• _WRITTEN EXERCISE_:
Find the line with "Convert this chart to Altair code." and the line with "import pandas as pd", then repeat both of them and every line in between exactly. Omit the pictures.

☆ ☆ ☆ ☆ ☆ ☆ ☆

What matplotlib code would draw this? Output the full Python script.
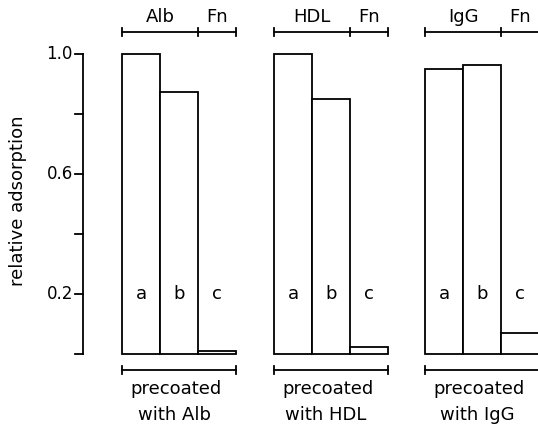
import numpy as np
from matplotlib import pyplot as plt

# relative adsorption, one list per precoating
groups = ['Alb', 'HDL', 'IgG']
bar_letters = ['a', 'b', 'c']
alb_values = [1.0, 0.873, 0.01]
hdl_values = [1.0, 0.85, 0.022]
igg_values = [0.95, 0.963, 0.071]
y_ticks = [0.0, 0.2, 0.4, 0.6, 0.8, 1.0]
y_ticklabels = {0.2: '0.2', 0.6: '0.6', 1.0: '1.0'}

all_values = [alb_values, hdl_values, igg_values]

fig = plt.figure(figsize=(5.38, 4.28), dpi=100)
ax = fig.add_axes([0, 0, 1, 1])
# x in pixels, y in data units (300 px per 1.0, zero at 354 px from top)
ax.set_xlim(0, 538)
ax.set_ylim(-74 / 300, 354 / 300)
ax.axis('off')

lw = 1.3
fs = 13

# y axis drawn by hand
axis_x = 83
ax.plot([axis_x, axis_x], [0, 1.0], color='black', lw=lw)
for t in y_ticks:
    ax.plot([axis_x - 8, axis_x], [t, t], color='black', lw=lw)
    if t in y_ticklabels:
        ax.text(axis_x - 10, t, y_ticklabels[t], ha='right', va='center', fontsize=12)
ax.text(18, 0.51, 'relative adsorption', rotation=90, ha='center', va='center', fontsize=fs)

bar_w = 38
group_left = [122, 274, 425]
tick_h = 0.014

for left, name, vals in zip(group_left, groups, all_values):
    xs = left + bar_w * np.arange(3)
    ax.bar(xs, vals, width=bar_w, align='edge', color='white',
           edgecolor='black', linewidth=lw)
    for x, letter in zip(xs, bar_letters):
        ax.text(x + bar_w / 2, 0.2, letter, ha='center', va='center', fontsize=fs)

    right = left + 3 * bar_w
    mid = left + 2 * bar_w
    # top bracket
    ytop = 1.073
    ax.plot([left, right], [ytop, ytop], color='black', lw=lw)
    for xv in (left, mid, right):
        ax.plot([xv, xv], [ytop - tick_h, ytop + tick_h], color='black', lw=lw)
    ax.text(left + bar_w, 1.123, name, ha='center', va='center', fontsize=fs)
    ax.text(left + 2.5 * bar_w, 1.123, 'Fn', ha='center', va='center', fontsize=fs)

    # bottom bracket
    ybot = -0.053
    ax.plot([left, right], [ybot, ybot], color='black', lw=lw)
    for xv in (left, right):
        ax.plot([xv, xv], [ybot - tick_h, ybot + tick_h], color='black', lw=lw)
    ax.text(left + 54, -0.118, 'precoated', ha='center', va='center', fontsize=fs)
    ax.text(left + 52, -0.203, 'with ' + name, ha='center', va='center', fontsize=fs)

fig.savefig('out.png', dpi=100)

☆ ☆ ☆ ☆ ☆ ☆ ☆

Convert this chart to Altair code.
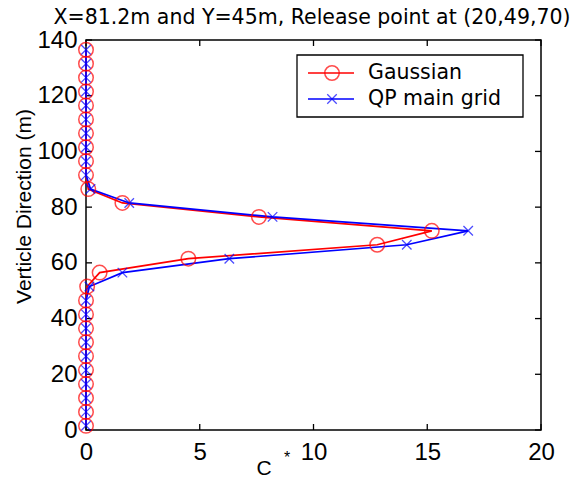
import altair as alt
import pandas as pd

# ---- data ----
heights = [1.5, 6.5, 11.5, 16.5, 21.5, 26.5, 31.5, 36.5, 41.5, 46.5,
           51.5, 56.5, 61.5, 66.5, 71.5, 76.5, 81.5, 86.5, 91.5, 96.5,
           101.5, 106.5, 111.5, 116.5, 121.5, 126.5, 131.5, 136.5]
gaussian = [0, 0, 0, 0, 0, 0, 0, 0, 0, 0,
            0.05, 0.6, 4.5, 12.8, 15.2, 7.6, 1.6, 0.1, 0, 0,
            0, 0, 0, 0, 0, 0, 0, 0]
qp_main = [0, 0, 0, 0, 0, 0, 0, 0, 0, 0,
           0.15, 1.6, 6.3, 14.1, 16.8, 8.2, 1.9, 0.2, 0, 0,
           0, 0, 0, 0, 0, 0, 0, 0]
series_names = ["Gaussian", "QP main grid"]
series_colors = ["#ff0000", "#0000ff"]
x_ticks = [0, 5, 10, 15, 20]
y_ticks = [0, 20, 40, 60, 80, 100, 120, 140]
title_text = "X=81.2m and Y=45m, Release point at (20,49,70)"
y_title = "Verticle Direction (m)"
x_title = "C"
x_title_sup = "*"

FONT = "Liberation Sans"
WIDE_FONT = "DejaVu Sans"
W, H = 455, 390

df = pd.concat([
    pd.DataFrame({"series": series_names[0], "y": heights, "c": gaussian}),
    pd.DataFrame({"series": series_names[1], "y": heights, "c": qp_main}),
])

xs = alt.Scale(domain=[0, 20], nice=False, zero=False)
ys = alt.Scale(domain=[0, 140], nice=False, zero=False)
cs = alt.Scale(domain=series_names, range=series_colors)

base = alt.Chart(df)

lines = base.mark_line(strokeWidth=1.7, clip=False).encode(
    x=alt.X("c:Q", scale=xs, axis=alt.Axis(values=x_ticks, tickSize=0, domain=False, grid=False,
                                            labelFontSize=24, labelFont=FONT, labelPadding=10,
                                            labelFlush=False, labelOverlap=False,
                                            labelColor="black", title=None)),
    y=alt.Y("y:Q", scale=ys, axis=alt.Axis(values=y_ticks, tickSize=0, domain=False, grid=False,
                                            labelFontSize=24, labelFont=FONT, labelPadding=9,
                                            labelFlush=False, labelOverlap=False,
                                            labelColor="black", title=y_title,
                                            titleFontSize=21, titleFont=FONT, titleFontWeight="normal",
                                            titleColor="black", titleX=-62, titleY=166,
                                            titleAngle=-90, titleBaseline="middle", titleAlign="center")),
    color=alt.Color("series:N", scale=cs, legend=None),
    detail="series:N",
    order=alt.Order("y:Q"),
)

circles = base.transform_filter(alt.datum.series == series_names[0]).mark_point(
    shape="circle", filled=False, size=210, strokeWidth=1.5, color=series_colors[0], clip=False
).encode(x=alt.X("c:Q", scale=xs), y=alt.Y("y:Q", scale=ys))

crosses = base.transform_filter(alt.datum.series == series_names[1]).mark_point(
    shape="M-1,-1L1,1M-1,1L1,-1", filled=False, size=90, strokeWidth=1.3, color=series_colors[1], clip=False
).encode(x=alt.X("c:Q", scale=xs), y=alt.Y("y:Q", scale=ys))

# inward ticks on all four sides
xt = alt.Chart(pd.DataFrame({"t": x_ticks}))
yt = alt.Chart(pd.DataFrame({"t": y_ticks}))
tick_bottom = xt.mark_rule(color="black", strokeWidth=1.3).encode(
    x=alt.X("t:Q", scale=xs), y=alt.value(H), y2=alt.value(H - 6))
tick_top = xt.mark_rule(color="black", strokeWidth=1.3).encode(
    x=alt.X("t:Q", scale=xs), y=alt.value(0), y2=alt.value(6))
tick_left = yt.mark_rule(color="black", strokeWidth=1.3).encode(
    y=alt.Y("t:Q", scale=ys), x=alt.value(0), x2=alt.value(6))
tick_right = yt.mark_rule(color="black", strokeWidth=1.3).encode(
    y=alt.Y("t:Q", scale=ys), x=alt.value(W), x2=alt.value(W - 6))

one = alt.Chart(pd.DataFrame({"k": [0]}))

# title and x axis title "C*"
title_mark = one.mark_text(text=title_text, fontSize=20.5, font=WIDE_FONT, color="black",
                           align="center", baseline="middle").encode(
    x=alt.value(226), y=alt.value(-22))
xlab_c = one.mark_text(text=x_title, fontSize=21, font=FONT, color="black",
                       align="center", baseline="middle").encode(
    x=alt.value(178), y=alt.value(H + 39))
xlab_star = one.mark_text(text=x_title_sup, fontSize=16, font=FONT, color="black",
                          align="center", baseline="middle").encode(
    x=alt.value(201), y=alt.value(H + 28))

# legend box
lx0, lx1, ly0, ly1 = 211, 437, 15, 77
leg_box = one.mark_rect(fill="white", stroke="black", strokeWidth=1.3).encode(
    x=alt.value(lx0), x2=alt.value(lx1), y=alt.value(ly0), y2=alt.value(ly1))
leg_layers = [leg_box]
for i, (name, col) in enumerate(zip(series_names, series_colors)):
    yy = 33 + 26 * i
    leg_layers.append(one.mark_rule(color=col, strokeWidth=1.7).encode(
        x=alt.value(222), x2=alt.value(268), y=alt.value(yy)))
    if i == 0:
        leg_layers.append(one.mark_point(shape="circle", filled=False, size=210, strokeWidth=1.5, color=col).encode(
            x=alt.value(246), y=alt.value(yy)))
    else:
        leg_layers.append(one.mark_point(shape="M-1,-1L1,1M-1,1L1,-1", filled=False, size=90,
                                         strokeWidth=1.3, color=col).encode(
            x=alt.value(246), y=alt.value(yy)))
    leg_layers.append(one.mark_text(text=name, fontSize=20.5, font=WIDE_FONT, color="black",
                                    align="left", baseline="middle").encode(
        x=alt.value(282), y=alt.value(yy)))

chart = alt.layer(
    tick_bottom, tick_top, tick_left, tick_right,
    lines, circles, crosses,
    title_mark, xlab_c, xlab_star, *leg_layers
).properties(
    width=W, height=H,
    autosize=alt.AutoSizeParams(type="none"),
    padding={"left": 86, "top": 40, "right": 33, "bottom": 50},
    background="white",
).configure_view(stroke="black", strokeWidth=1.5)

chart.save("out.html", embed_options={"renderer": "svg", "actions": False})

☆ ☆ ☆ ☆ ☆ ☆ ☆

• _RESPONSE FOR THIS EXERCISE_:
Convert this chart to Altair code.
import altair as alt
import pandas as pd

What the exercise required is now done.